Issued by the FW de Klerk Foundation on 23/01/2024

The recent decision by the Legal Practice Council (“LPC”) to conduct all exams for candidate attorneys and pupil advocates exclusively in English has sparked significant controversy and discontent among various stakeholders. This move, ostensibly aimed at achieving uniformity and addressing “perceived advantages” to Afrikaans-speaking candidates, raises profound constitutional concerns, particularly in the context of educational and language rights.

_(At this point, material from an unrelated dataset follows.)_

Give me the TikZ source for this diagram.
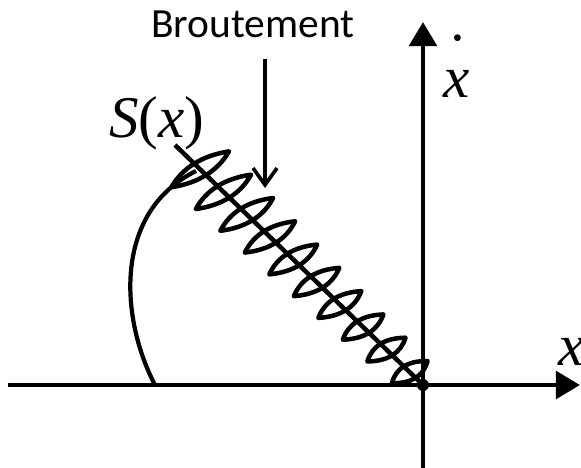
\documentclass[tikz,border=0pt]{standalone}
\usepackage{fontspec}
\setmainfont{Liberation Serif}
\newfontfamily\calloutfont{Carlito}
\usetikzlibrary{arrows.meta, calc}
\tikzset{
  axis/.style={line width=3.4pt, -{Triangle[length=0.6cm, width=0.68cm]}},
  springline/.style={line width=3.2pt, line join=round},
  arcline/.style={line width=3pt},
  callout/.style={line width=2.6pt, -{Straight Barb[length=0.42cm, width=0.6cm, line width=2.6pt]}},
  calloutlabel/.style={font=\calloutfont\fontsize{29.5}{32}\selectfont, inner sep=0pt, anchor=base},
  mathlabel/.style={font=\fontsize{42}{46}\selectfont\itshape, inner sep=0pt, anchor=base},
}

\begin{document}
\begin{tikzpicture}[x=0.025cm, y=-0.025cm]

  % --- Frame ---
  \useasboundingbox (0,0) rectangle (581,468);
  \clip (0,0) rectangle (581,468);

  % --- Axes ---
  \coordinate (o) at (423,385);
  \coordinate (xstart) at (8,385);
  \coordinate (xend) at (580,385);
  \coordinate (ystart) at (423,470);
  \coordinate (yend) at (423,22);
  \draw[axis] (xstart) -- (xend);
  \draw[axis] (ystart) -- (yend);

  % --- Labels ---
  \node[mathlabel] (xlabel) at (572,365) {x};
  \node[mathlabel] (xdotlabel) at (457,97)
    {x\llap{\makebox[17.8pt]{\raisebox{35pt}{\fontsize{20}{20}\selectfont\upshape •}}}};
  \node[mathlabel] (slabel) at (157,137) {S\upshape(\itshape x\upshape)};
  \node[calloutlabel] (brout) at (253,37) {Broutement};

  % --- Spring ---
  \coordinate (stop) at (175,145);
  \draw[springline] (stop) -- (o);
  \begin{scope}[shift={(stop)}, rotate=-44.06]
    \foreach \n in {0,...,9} {
      \pgfmathsetmacro\c{35+32.4*\n}
      \pgfmathsetmacro\a{33-1.4*\n}
      \pgfmathsetmacro\s{0.25*\a}
      \draw[springline] ({\c-\s},{\a})
        .. controls ({\c-\s/3+11},{\a/3}) and ({\c+\s/3+11},{-\a/3}) .. ({\c+\s},{-\a})
        .. controls ({\c+\s/3-11},{-\a/3}) and ({\c-\s/3-11},{\a/3}) .. cycle;
    }
  \end{scope}
  \fill (o) circle (6);

  % --- Angle arc ---
  \coordinate (arcfoot) at (155,385);
  \coordinate (arctop) at (196,171);
  \draw[arcline] (arcfoot) .. controls (120,318) and (113,212) .. (arctop);

  % --- Callout arrow ---
  \coordinate (brouttip) at (265,188);
  \draw[callout, shorten <=0.525cm] (brout.south -| brouttip) -- (brouttip);

\end{tikzpicture}
\end{document}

This decision, seen alongside the ongoing legislative developments encapsulated in the Basic Education Laws Amendment Bill (“BELA Bill”), becomes a critical aspect of the evolving language and education landscape in South Africa. The BELA Bill proposes substantial changes to the South African Schools Act (“SASA”) and the Educators Employment Act, aiming to transform the education sector. The correlation between the LPC’s “English only” decision and the BELA Bill underscores the deepening challenges facing linguistic and cultural diversity in South Africa.

Section 29(2) of the Constitution guarantees the right to education in the official language of choice in public educational institutions. Section 6(2) imposes a duty on the State to take practical and positive measures to elevate the status and advance the use of indigenous languages. The removal of Afrikaans examinations at the LPC may be seen as a direct infringement on these rights, especially for those whose mother tongue is Afrikaans. As opposed to elevating the status and advancing indigenous languages, by offering exams in more official languages, the LPC’s decision clamps down on them.

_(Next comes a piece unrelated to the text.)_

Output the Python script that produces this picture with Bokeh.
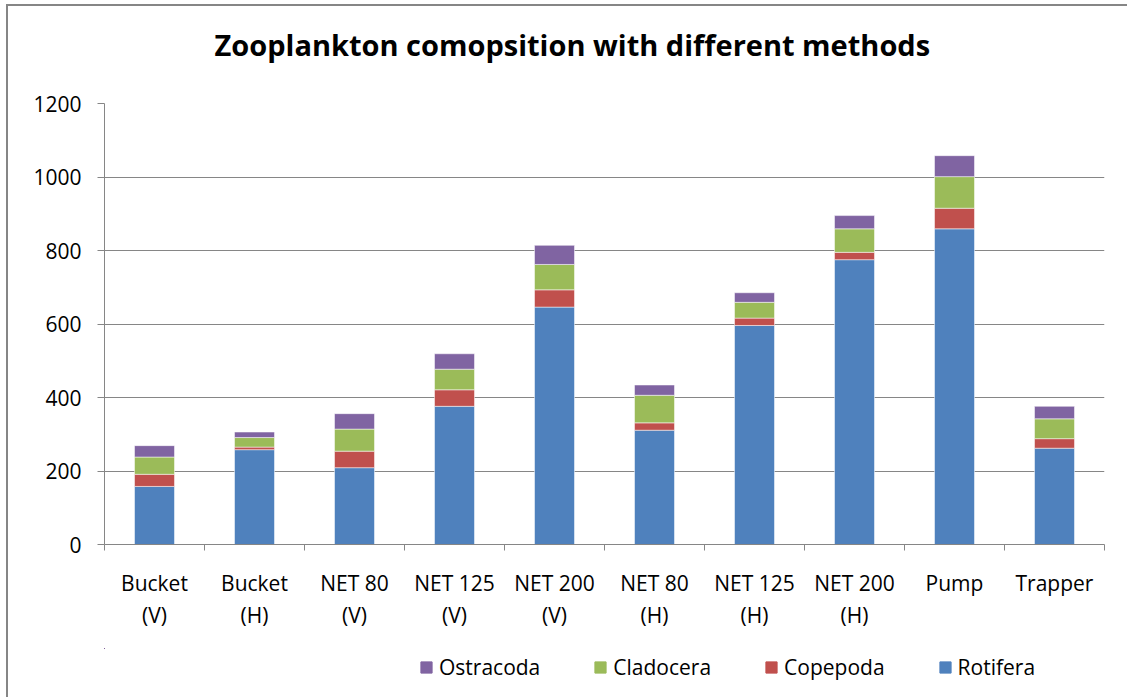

The constitutional concerns are not confined to language and educational rights alone. The decision also invokes broader issues related to equality, as contemplated in section 9 of the Constitution. The perception that Afrikaans-speaking candidates have an unfair advantage, which ostensibly underpins the LPC’s decision, raises questions about the principles of inclusivity and equal opportunity. It is evident that the LPC’s decision may perpetuate inequality, as some candidates may face additional challenges due to the language medium.

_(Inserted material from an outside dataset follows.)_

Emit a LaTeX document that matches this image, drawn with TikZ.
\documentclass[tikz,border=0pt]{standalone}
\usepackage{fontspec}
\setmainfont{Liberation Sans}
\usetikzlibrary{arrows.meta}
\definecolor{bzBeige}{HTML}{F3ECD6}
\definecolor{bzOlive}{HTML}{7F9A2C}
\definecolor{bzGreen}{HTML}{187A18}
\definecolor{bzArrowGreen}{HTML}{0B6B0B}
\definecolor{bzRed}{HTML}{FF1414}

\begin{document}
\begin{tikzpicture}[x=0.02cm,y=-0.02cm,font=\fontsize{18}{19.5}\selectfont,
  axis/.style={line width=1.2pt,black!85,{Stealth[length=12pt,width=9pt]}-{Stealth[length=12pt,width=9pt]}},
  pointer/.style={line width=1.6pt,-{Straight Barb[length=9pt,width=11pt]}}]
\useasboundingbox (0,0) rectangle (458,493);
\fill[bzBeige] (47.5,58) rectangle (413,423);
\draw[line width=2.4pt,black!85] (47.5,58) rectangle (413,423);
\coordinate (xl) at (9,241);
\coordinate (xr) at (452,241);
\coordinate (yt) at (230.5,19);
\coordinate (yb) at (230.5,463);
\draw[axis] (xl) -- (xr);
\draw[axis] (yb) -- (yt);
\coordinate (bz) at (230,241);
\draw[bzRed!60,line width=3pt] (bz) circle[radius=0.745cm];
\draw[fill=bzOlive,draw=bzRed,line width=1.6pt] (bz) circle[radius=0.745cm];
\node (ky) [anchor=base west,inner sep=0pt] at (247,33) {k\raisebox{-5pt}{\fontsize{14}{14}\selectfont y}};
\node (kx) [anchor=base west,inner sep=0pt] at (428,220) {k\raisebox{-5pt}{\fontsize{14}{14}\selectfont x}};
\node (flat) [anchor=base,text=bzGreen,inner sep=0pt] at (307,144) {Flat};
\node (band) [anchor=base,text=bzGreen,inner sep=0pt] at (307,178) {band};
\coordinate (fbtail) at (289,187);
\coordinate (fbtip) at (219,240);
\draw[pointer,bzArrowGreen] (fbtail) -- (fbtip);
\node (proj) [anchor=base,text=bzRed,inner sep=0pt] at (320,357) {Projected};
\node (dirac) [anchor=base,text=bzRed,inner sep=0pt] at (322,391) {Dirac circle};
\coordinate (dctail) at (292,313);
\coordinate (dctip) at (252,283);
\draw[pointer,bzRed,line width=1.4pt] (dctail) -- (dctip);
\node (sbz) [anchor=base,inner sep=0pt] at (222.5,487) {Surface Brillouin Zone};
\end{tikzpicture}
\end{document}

In reinforcing these constitutional concerns, it is imperative to acknowledge the erosion of Afrikaans at both basic education and tertiary education levels. In a 2019 case, the LPC was compelled to reverse a similar decision, exemplifying the ongoing challenges to language rights. The 2023 FW de Klerk Foundation CRL Report Card highlights the threats posed to cultural, religious, and language rights in South Africa, further underscoring the urgency of addressing these issues comprehensively.

The ethos should be to unlock the economic, educational, socio-cultural, and many other possibilities embedded in our indigenous languages, rather than to stifle it. The possibilities encompass deepening intellectual thought, unlocking creative and innovative thinking, and job creation through the establishment of new businesses especially in the context of the cultural economy and trendy educational material. The possibilities are endless.

In conclusion, the LPC’s decision to scrap Afrikaans examinations, as opposed to expanding the selection of official languages the examinations are offered in, raises grave constitutional concerns. The erosion of language rights, the potential discrimination against Afrikaans-speaking candidates, and the broader implications for the diverse linguistic landscape of South Africa, underscore the need for a comprehensive and constitutionally sound approach to education and language policies. As the constitutional dialogue unfolds, it is imperative to uphold the principles of inclusivity, equality, and linguistic diversity embedded in the foundational document of South Africa – its Constitution.